Dataset excerpt:
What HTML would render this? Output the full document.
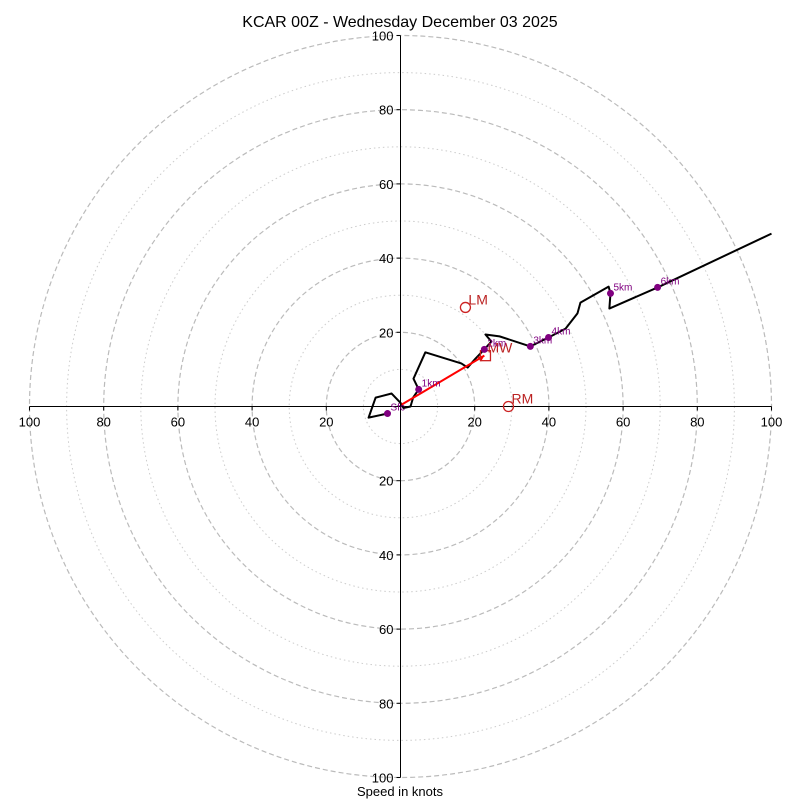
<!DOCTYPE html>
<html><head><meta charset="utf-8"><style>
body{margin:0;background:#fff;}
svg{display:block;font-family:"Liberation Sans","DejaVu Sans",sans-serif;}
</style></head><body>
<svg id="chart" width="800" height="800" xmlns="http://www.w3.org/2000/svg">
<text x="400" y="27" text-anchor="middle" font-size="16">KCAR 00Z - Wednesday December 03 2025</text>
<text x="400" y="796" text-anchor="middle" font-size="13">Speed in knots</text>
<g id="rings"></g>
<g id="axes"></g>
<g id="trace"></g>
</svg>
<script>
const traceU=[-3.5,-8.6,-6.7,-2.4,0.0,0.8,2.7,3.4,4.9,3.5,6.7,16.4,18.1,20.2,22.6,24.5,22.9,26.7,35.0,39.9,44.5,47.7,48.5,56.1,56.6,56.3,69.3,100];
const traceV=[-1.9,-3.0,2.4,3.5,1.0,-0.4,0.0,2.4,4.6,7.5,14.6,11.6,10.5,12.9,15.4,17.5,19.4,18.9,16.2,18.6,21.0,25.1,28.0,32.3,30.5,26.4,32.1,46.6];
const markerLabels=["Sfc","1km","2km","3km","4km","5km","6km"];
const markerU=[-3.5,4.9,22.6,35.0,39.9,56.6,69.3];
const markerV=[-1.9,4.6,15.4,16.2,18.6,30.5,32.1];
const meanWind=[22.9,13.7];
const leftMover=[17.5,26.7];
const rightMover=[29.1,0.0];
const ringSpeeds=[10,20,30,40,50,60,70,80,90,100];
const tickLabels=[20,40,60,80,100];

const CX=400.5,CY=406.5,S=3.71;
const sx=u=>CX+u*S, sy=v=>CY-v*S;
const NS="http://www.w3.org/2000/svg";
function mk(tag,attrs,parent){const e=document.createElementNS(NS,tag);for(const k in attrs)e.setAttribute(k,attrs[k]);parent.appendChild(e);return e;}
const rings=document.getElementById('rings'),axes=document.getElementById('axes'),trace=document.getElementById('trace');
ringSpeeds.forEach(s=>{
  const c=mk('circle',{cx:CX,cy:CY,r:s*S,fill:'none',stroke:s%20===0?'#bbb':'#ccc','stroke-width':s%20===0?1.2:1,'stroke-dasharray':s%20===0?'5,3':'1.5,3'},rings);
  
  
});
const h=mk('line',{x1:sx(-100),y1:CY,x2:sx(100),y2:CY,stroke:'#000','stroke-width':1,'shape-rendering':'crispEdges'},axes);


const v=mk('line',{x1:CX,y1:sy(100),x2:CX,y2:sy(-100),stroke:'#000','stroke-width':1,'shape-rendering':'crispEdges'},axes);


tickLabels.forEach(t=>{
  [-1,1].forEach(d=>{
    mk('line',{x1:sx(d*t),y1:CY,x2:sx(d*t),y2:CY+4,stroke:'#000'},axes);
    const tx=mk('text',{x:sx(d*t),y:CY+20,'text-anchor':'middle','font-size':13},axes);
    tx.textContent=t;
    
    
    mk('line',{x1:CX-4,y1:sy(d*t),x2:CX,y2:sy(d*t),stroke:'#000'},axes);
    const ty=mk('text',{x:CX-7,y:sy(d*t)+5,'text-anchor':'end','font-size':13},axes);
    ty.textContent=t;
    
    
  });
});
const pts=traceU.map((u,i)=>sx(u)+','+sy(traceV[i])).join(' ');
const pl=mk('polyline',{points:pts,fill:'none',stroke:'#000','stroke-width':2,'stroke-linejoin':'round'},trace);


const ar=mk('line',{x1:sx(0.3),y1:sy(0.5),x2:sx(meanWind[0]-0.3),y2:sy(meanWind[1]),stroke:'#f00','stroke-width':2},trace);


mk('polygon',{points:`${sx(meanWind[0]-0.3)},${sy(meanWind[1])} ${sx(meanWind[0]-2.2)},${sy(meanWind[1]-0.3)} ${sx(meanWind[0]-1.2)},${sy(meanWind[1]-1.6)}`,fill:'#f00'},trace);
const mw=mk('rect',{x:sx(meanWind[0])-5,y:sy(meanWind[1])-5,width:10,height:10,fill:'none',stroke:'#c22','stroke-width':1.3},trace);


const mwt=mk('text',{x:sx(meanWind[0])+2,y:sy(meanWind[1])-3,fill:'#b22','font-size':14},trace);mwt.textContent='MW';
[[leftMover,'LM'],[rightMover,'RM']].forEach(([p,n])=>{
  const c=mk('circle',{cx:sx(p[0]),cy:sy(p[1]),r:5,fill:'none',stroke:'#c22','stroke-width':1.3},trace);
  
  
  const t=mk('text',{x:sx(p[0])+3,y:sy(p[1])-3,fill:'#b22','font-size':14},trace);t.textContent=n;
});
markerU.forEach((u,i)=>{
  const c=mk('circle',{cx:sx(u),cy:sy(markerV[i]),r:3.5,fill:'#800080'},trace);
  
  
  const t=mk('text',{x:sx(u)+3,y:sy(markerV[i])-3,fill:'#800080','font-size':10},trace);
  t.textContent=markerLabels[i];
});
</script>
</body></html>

Short problem: The material above holds pictures; copy everything else in it exactly.

Full response:
What HTML would render this? Output the full document.
<!DOCTYPE html>
<html><head><meta charset="utf-8"><style>
body{margin:0;background:#fff;}
svg{display:block;font-family:"Liberation Sans","DejaVu Sans",sans-serif;}
</style></head><body>
<svg id="chart" width="800" height="800" xmlns="http://www.w3.org/2000/svg">
<text x="400" y="27" text-anchor="middle" font-size="16">KCAR 00Z - Wednesday December 03 2025</text>
<text x="400" y="796" text-anchor="middle" font-size="13">Speed in knots</text>
<g id="rings"></g>
<g id="axes"></g>
<g id="trace"></g>
</svg>
<script>
const traceU=[-3.5,-8.6,-6.7,-2.4,0.0,0.8,2.7,3.4,4.9,3.5,6.7,16.4,18.1,20.2,22.6,24.5,22.9,26.7,35.0,39.9,44.5,47.7,48.5,56.1,56.6,56.3,69.3,100];
const traceV=[-1.9,-3.0,2.4,3.5,1.0,-0.4,0.0,2.4,4.6,7.5,14.6,11.6,10.5,12.9,15.4,17.5,19.4,18.9,16.2,18.6,21.0,25.1,28.0,32.3,30.5,26.4,32.1,46.6];
const markerLabels=["Sfc","1km","2km","3km","4km","5km","6km"];
const markerU=[-3.5,4.9,22.6,35.0,39.9,56.6,69.3];
const markerV=[-1.9,4.6,15.4,16.2,18.6,30.5,32.1];
const meanWind=[22.9,13.7];
const leftMover=[17.5,26.7];
const rightMover=[29.1,0.0];
const ringSpeeds=[10,20,30,40,50,60,70,80,90,100];
const tickLabels=[20,40,60,80,100];

const CX=400.5,CY=406.5,S=3.71;
const sx=u=>CX+u*S, sy=v=>CY-v*S;
const NS="http://www.w3.org/2000/svg";
function mk(tag,attrs,parent){const e=document.createElementNS(NS,tag);for(const k in attrs)e.setAttribute(k,attrs[k]);parent.appendChild(e);return e;}
const rings=document.getElementById('rings'),axes=document.getElementById('axes'),trace=document.getElementById('trace');
ringSpeeds.forEach(s=>{
  const c=mk('circle',{cx:CX,cy:CY,r:s*S,fill:'none',stroke:s%20===0?'#bbb':'#ccc','stroke-width':s%20===0?1.2:1,'stroke-dasharray':s%20===0?'5,3':'1.5,3'},rings);
  
  
});
const h=mk('line',{x1:sx(-100),y1:CY,x2:sx(100),y2:CY,stroke:'#000','stroke-width':1,'shape-rendering':'crispEdges'},axes);


const v=mk('line',{x1:CX,y1:sy(100),x2:CX,y2:sy(-100),stroke:'#000','stroke-width':1,'shape-rendering':'crispEdges'},axes);


tickLabels.forEach(t=>{
  [-1,1].forEach(d=>{
    mk('line',{x1:sx(d*t),y1:CY,x2:sx(d*t),y2:CY+4,stroke:'#000'},axes);
    const tx=mk('text',{x:sx(d*t),y:CY+20,'text-anchor':'middle','font-size':13},axes);
    tx.textContent=t;
    
    
    mk('line',{x1:CX-4,y1:sy(d*t),x2:CX,y2:sy(d*t),stroke:'#000'},axes);
    const ty=mk('text',{x:CX-7,y:sy(d*t)+5,'text-anchor':'end','font-size':13},axes);
    ty.textContent=t;
    
    
  });
});
const pts=traceU.map((u,i)=>sx(u)+','+sy(traceV[i])).join(' ');
const pl=mk('polyline',{points:pts,fill:'none',stroke:'#000','stroke-width':2,'stroke-linejoin':'round'},trace);


const ar=mk('line',{x1:sx(0.3),y1:sy(0.5),x2:sx(meanWind[0]-0.3),y2:sy(meanWind[1]),stroke:'#f00','stroke-width':2},trace);


mk('polygon',{points:`${sx(meanWind[0]-0.3)},${sy(meanWind[1])} ${sx(meanWind[0]-2.2)},${sy(meanWind[1]-0.3)} ${sx(meanWind[0]-1.2)},${sy(meanWind[1]-1.6)}`,fill:'#f00'},trace);
const mw=mk('rect',{x:sx(meanWind[0])-5,y:sy(meanWind[1])-5,width:10,height:10,fill:'none',stroke:'#c22','stroke-width':1.3},trace);


const mwt=mk('text',{x:sx(meanWind[0])+2,y:sy(meanWind[1])-3,fill:'#b22','font-size':14},trace);mwt.textContent='MW';
[[leftMover,'LM'],[rightMover,'RM']].forEach(([p,n])=>{
  const c=mk('circle',{cx:sx(p[0]),cy:sy(p[1]),r:5,fill:'none',stroke:'#c22','stroke-width':1.3},trace);
  
  
  const t=mk('text',{x:sx(p[0])+3,y:sy(p[1])-3,fill:'#b22','font-size':14},trace);t.textContent=n;
});
markerU.forEach((u,i)=>{
  const c=mk('circle',{cx:sx(u),cy:sy(markerV[i]),r:3.5,fill:'#800080'},trace);
  
  
  const t=mk('text',{x:sx(u)+3,y:sy(markerV[i])-3,fill:'#800080','font-size':10},trace);
  t.textContent=markerLabels[i];
});
</script>
</body></html>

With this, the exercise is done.